As Beyoncé intones, “I whipped my own back and prayed in dominion at your feet” before she asks “are you cheating on me?” I feel her. When she says “always stay gracious, best revenge is your paper” in “Formation,” I feel subtly manipulated. How does the line go: Don’t hate the player hate the game?

Is she an ingenious businesswoman? A betrayed wife? One or both? Neither? Are she and Jay Z opponents or spouses? Scorned lover and business partner? All of the above?

As I study Lemonade and its various elicitations, I wonder as Beyoncé works through her sorrow will she continue connecting it back to “folks”: one thousand girls raise their arms? Can this be the starting point next time? Or will she continue to play Hera to Jay Z’s Zeus?

Perhaps she and Hillary Clinton have something in common, after all. Hillary Clinton pandered to black voters by mimicking Beyoncé saying that she, too, keeps hot sauce in her bag. Now that we know hot sauce is a bat (not a condiment) it reminds me of Hillary throwing the White House lamp at Bill’s head after the headlines revealed that he was fucking his intern, Monica Lewinsky. Great women can be brought low by their men.

Hot sauce is a bat, not a condiment.
"Hot sauce is a bat, not a condiment."

Shonda Rhimes gives Bey a shout out. Scandal aside, Lemonade is most poignant for me when it highlights the Black Lives Matter movement. Beyoncé shows the mourning mothers of slain, unarmed, black men. Mike Brown’s mother Lesley McSpadden still holds anger and grief in her almond-shaped eyes. Tears slide down her face.

When she is political, I see places where Bey can change binaries, a re-education of our senses. In Song of Solomon, Toni Morrison wrote, “Everyone wants a black man’s life.” Where are the mothers of slain black women like Sandra Bland, Rekia Boyd? Who wants the wool the silk the coarse the refined the dark and the light of black womanhood? As long as black men tell black women we should look like white women we will be at war. And as long as black men live in fear that their daughters might look like them we are forsaken. As long as black people are called unbeautiful we are in white supremacy’s crosshairs. White people cannot save us. We must breathe life into ourselves, see our worth and worthiness.
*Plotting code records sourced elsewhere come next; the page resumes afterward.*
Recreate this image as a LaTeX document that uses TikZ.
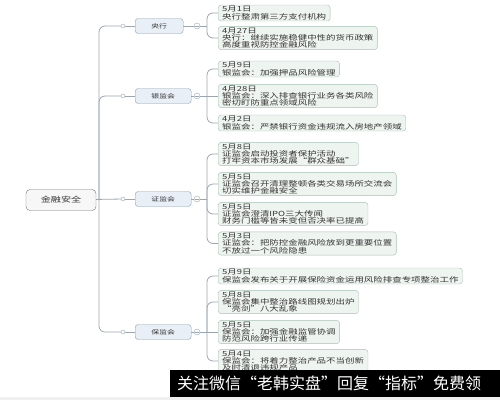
\documentclass[tikz,border=0pt]{standalone}
\usepackage{fontspec}
\setmainfont{Noto Sans CJK SC}
\newfontfamily\leaffont[FakeStretch=1.35]{Noto Sans CJK SC}
\usetikzlibrary{positioning}
\definecolor{linegray}{HTML}{9BA6B2}
\definecolor{leafgreen}{HTML}{EEF4F0}
\definecolor{leafedge}{HTML}{A9C1B4}
\definecolor{topblue}{HTML}{E9EFF6}
\definecolor{topedge}{HTML}{8E9DB0}
\definecolor{textgray}{HTML}{333333}
\tikzstyle{root} = [rectangle, rounded corners=4pt, minimum width=70pt, minimum height=21pt, text centered, fill=gray!6, draw=black!55, font=\leaffont\fontsize{7.5}{8}\selectfont, text=textgray]
\tikzstyle{top} = [rectangle, rounded corners=3pt, minimum width=56pt, minimum height=15pt, anchor=west, text centered, fill=topblue, draw=topedge, font=\leaffont\fontsize{5.8}{6}\selectfont, text=textgray]
\tikzstyle{leaf} = [rectangle, rounded corners=3pt, anchor=west, align=left, inner xsep=4pt, inner ysep=1.3pt, fill=leafgreen, draw=leafedge, font=\leaffont\fontsize{7}{7.3}\selectfont, text=textgray]
\tikzstyle{knob} = [circle, draw=linegray, fill=white, minimum size=4pt, inner sep=0pt]
\tikzstyle{fold} = [circle, draw=linegray, fill=white, minimum size=6pt, inner sep=0pt, path picture={\draw[linegray, line width=0.5pt] ([xshift=1.3pt]path picture bounding box.west) -- ([xshift=-1.3pt]path picture bounding box.east);}]
\tikzstyle{line} = [line width=0.8pt, draw=linegray]
\tikzstyle{branch} = [line, rounded corners=6pt]

\begin{document}
\begin{tikzpicture}[x=1pt, y=-1pt]
\useasboundingbox (0,0) rectangle (500,400);

% Main script
\node (main) [root] at (61,200) {金融安全};
\coordinate (trunk) at (99,200);

\node (pboc) [top, minimum width=48pt] at (135,26) {央行};
\node (cbrc) [top] at (135,96) {银监会};
\node (csrc) [top] at (135,199) {证监会};
\node (circ) [top] at (135,332) {保监会};

\node (pbocK) [knob] at (123,26) {};
\node (cbrcK) [knob] at (123,96) {};
\node (csrcK) [knob] at (123,199) {};
\node (circK) [knob] at (123,332) {};

\node (pbocF) [fold] at (197,26) {};
\node (cbrcF) [fold] at (197,96) {};
\node (csrcF) [fold] at (197,199) {};
\node (circF) [fold] at (197,332) {};

\coordinate (pbocT) at (207,26);
\coordinate (cbrcT) at (207,96);
\coordinate (csrcT) at (207,199);
\coordinate (circT) at (207,332);

% Leaves
\node (pboc1) [leaf] at (218,13) {5月1日\\央行整肃第三方支付机构};
\node (pboc2) [leaf] at (218,38) {4月27日\\央行：继续实施稳健中性的货币政策\\高度重视防控金融风险};

\node (cbrc1) [leaf] at (218,69) {5月9日\\银监会：加强押品风险管理};
\node (cbrc2) [leaf] at (218,96) {4月28日\\银监会：深入排查银行业务各类风险\\密切盯防重点领域风险};
\node (cbrc3) [leaf] at (218,123) {4月2日\\银监会：严禁银行资金违规流入房地产领域};

\node (csrc1) [leaf] at (218,154) {5月8日\\证监会启动投资者保护活动\\打牢资本市场发展“群众基础”};
\node (csrc2) [leaf] at (218,184) {5月5日\\证监会召开清理整顿各类交易场所交流会\\切实维护金融安全};
\node (csrc3) [leaf] at (218,214) {5月5日\\证监会澄清IPO三大传闻\\财务门槛等皆未变但否决率已提高};
\node (csrc4) [leaf] at (218,243.5) {5月3日\\证监会：把防控金融风险放到更重要位置\\不放过一个风险隐患};

\node (circ1) [leaf] at (218,276) {5月9日\\保监会发布关于开展保险资金运用风险排查专项整治工作};
\node (circ2) [leaf] at (218,302) {5月8日\\保监会集中整治路线图规划出炉\\“亮剑”八大乱象};
\node (circ3) [leaf] at (218,332) {5月5日\\保监会：加强金融监管协调\\防范风险跨行业传递};
\node (circ4) [leaf] at (218,361) {5月4日\\保监会：将着力整治产品不当创新\\及时清退违规产品};

% first level
\draw[line] (main) -- (csrcK);
\draw[branch] (trunk) |- (pbocK);
\draw[branch] (trunk) |- (cbrcK);
\draw[branch] (trunk) |- (circK);
\draw[line] (pbocK) -- (pboc);
\draw[line] (cbrcK) -- (cbrc);
\draw[line] (csrcK) -- (csrc);
\draw[line] (circK) -- (circ);

\draw[line] (pboc) -- (pbocF);
\draw[line] (cbrc) -- (cbrcF);
\draw[line] (csrc) -- (csrcF);
\draw[line] (circ) -- (circF);
\draw[line] (pbocF) -- (pbocT);
\draw[line] (cbrcF) -- (cbrcT);
\draw[line] (csrcF) -- (csrcT);
\draw[line] (circF) -- (circT);

% second level
\draw[branch] (pbocT) |- (pboc1);
\draw[branch] (pbocT) |- (pboc2);
\draw[branch] (cbrcT) |- (cbrc1);
\draw[line] (cbrcT) -- (cbrc2);
\draw[branch] (cbrcT) |- (cbrc3);
\draw[branch] (csrcT) |- (csrc1);
\draw[branch] (csrcT) |- (csrc2);
\draw[branch] (csrcT) |- (csrc3);
\draw[branch] (csrcT) |- (csrc4);
\draw[branch] (circT) |- (circ1);
\draw[branch] (circT) |- (circ2);
\draw[line] (circT) -- (circ3);
\draw[branch] (circT) |- (circ4);

% banner
\fill[gray!12] (0,397) rectangle (500,400);
\node (banner) [fill=black, minimum width=330pt, minimum height=27pt, inner sep=0pt, anchor=north west] at (170,370) {};
\node (bannerText) [anchor=west, text=white, inner sep=0pt, font=\fontsize{16}{16}\selectfont] at (177,383.5) {关注微信“老韩实盘”回复“指标”免费领};

\end{tikzpicture}
\end{document}
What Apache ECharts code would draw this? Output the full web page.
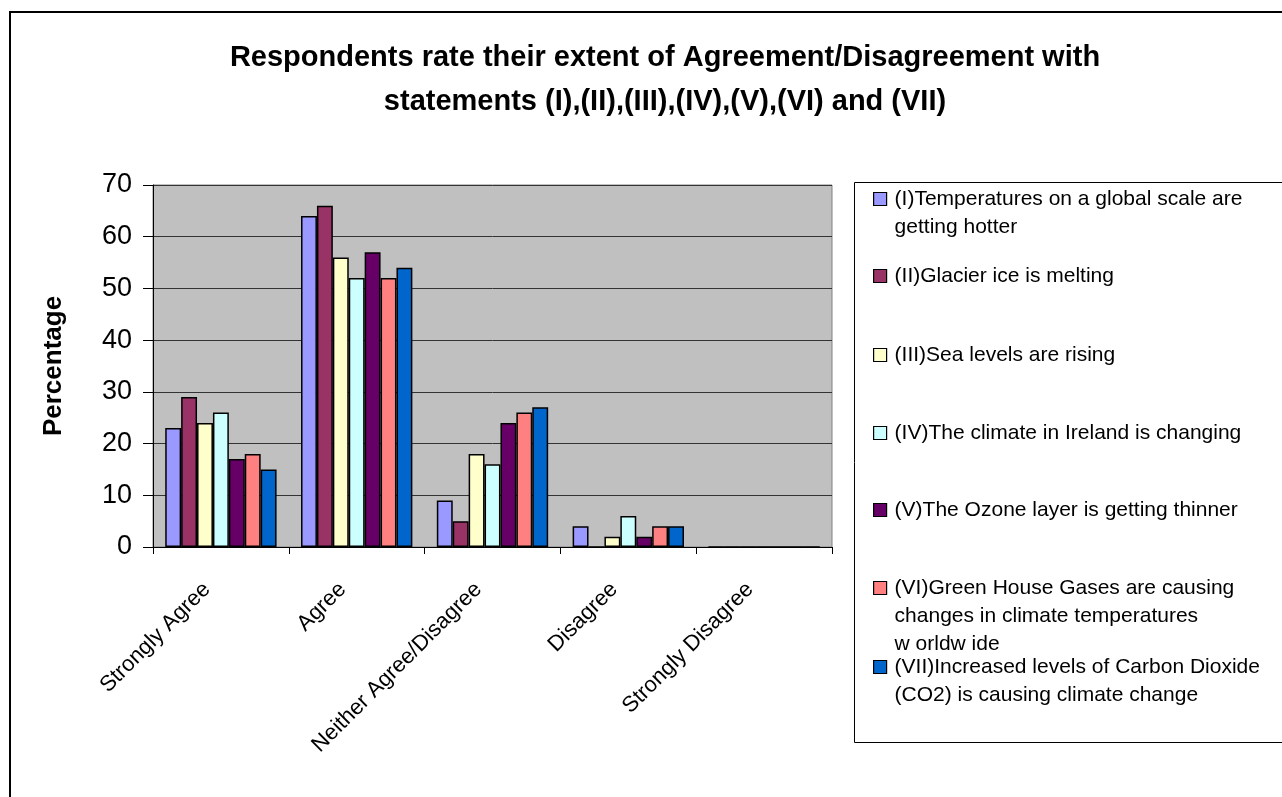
<!DOCTYPE html>
<html>
<head>
<meta charset="utf-8">
<script src="https://cdn.jsdelivr.net/npm/echarts@6/dist/echarts.min.js"></script>
<style>
html,body{margin:0;padding:0;background:#fff;}
#chart{width:1282px;height:797px;}
</style>
</head>
<body>
<div id="chart"></div>
<script>
const categories = ['Strongly Agree', 'Agree', 'Neither Agree/Disagree', 'Disagree', 'Strongly Disagree'];
const seriesNames = [
  '(I)Temperatures on a global scale are getting hotter',
  '(II)Glacier ice is melting',
  '(III)Sea levels are rising',
  '(IV)The climate in Ireland is changing',
  '(V)The Ozone layer is getting thinner',
  '(VI)Green House Gases are causing changes in climate temperatures worldwide',
  '(VII)Increased levels of Carbon Dioxide (CO2) is causing climate change'
];
const legendLines = [
  ['(I)Temperatures on a global scale are', 'getting hotter'],
  ['(II)Glacier ice is melting'],
  ['(III)Sea levels are rising'],
  ['(IV)The climate in Ireland is changing'],
  ['(V)The Ozone layer is getting thinner'],
  ['(VI)Green House Gases are causing', 'changes in climate temperatures', 'w orldw ide'],
  ['(VII)Increased levels of Carbon Dioxide', '(CO2) is causing climate change']
];
const valuesI   = [23, 64, 9, 4, 0];
const valuesII  = [29, 66, 5, 0, 0];
const valuesIII = [24, 56, 18, 2, 0];
const valuesIV  = [26, 52, 16, 6, 0];
const valuesV   = [17, 57, 24, 2, 0];
const valuesVI  = [18, 52, 26, 4, 0];
const valuesVII = [15, 54, 27, 4, 0];
const allValues = [valuesI, valuesII, valuesIII, valuesIV, valuesV, valuesVI, valuesVII];
const colors = ['#9999FF', '#993366', '#FFFFCC', '#CCFFFF', '#660066', '#FF8080', '#0066CC'];
const yTicks = [0, 10, 20, 30, 40, 50, 60, 70];

const FONT = 'Liberation Sans, Arial, sans-serif';
const iconCenters = [199, 276, 355, 433, 510, 588, 667];
const LH = 28;

const legends = seriesNames.map((name, i) => {
  const lines = legendLines[i];
  const pad = lines.length - 1;
  const k = lines.length + pad;
  const text = '\n'.repeat(pad) + lines.join('\n');
  return {
    data: [name],
    orient: 'vertical',
    left: 873,
    top: iconCenters[i] - k * LH / 2,
    padding: 0,
    itemWidth: 13,
    itemHeight: 13,
    itemGap: 0,
    icon: 'rect',
    selectedMode: false,
    formatter: () => text,
    textStyle: { fontFamily: FONT, fontSize: 21, color: '#000', lineHeight: LH, padding: [0, 0, 0, 3] },
    itemStyle: { borderColor: '#000', borderWidth: 1.2 }
  };
});

const chart = echarts.init(document.getElementById('chart'), null, { renderer: 'canvas' });
chart.setOption({
  backgroundColor: '#fff',
  animation: false,
  title: {
    text: 'Respondents rate their extent of Agreement/Disagreement with\nstatements (I),(II),(III),(IV),(V),(VI) and (VII)',
    left: 665,
    top: 36,
    textAlign: 'center',
    padding: 0,
    textStyle: { fontFamily: FONT, fontSize: 29, fontWeight: 'bold', color: '#000', lineHeight: 44 }
  },
  legend: legends,
  grid: {
    left: 153, right: 1282 - 832, top: 185, bottom: 797 - 547,
    show: true, backgroundColor: '#C0C0C0', borderColor: '#808080', borderWidth: 1
  },
  xAxis: {
    type: 'category',
    data: categories,
    axisLine: { lineStyle: { color: '#000', width: 1 } },
    axisTick: { show: true, length: 7, lineStyle: { color: '#000' } },
    axisLabel: { rotate: 45, fontFamily: FONT, fontSize: 22, color: '#000', margin: 25, interval: 0, padding: [0, 20, 0, 0] }
  },
  yAxis: {
    type: 'value',
    min: 0, max: 70, interval: 10,
    name: 'Percentage',
    nameLocation: 'middle',
    nameGap: 86,
    nameTextStyle: { fontFamily: FONT, fontSize: 26, fontWeight: 'bold', color: '#000' },
    axisLine: { show: true, lineStyle: { color: '#000', width: 1 } },
    axisTick: { show: true, length: 10, lineStyle: { color: '#000' } },
    axisLabel: { fontFamily: FONT, fontSize: 27, color: '#000', margin: 21,
      formatter: v => yTicks.includes(v) ? String(v) : '' },
    splitLine: { show: true, lineStyle: { color: '#333', width: 1 } }
  },
  series: seriesNames.map((name, i) => ({
    name,
    type: 'bar',
    data: allValues[i],
    barGap: '0%',
    barCategoryGap: '18%',
    itemStyle: { color: colors[i], borderColor: '#000', borderWidth: 1.5 }
  })),
  graphic: [
    { type: 'rect', shape: { x: 10, y: 12, width: 1300, height: 800 }, style: { fill: 'none', stroke: '#000', lineWidth: 2 }, silent: true, z: -1 },
    { type: 'rect', shape: { x: 854.5, y: 182.5, width: 500, height: 560 }, style: { fill: '#fff', stroke: '#000', lineWidth: 1 }, silent: true, z: -1 }
  ]
});
</script>
</body>
</html>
To conquer a people you kill their gods. Beyoncé’s weigh station is the Black Diaspora. Its roots and routes return our divine feminine goddesses. Despite this, I am not seduced by the sumptuous visual spectacle of a gorgeous woman rationalizing loving an unworthy man, even if he eventually humbles himself and worships at her feet as we see with Jay Z in “Resurrection.” I want to be taken over by Beauty, Justice.

There is an allure to fidelity in romantic love.

Every Beloved knows her heart will be cured: salted by tears of death, separation, desperation, joy. Nothing is forever. Despite such oracle, love is our only remedy for life. As Beyoncé invokes Jesus, I realize she is telling plenty of Black women that we probably will share the same man (if men are your thing, spiritually or sexually). After that, I see a long line of black women stretched out kneeling to pray, pale soles facing out connected to black foot bones, anklebones, backbones, and skulls. Sole to soul. Heel to heal. As above, so below. Every woman should make god in her image. A new resurrection.

I'll appreciate the allegorical lesson in Lemonade. Its “black sutures curling on the side of the bath.” Every wizened woman I know has found herself baptized on the Isis Step, remembering her great loves, piecing them together into a crazy quilt, a beautiful story: a Life.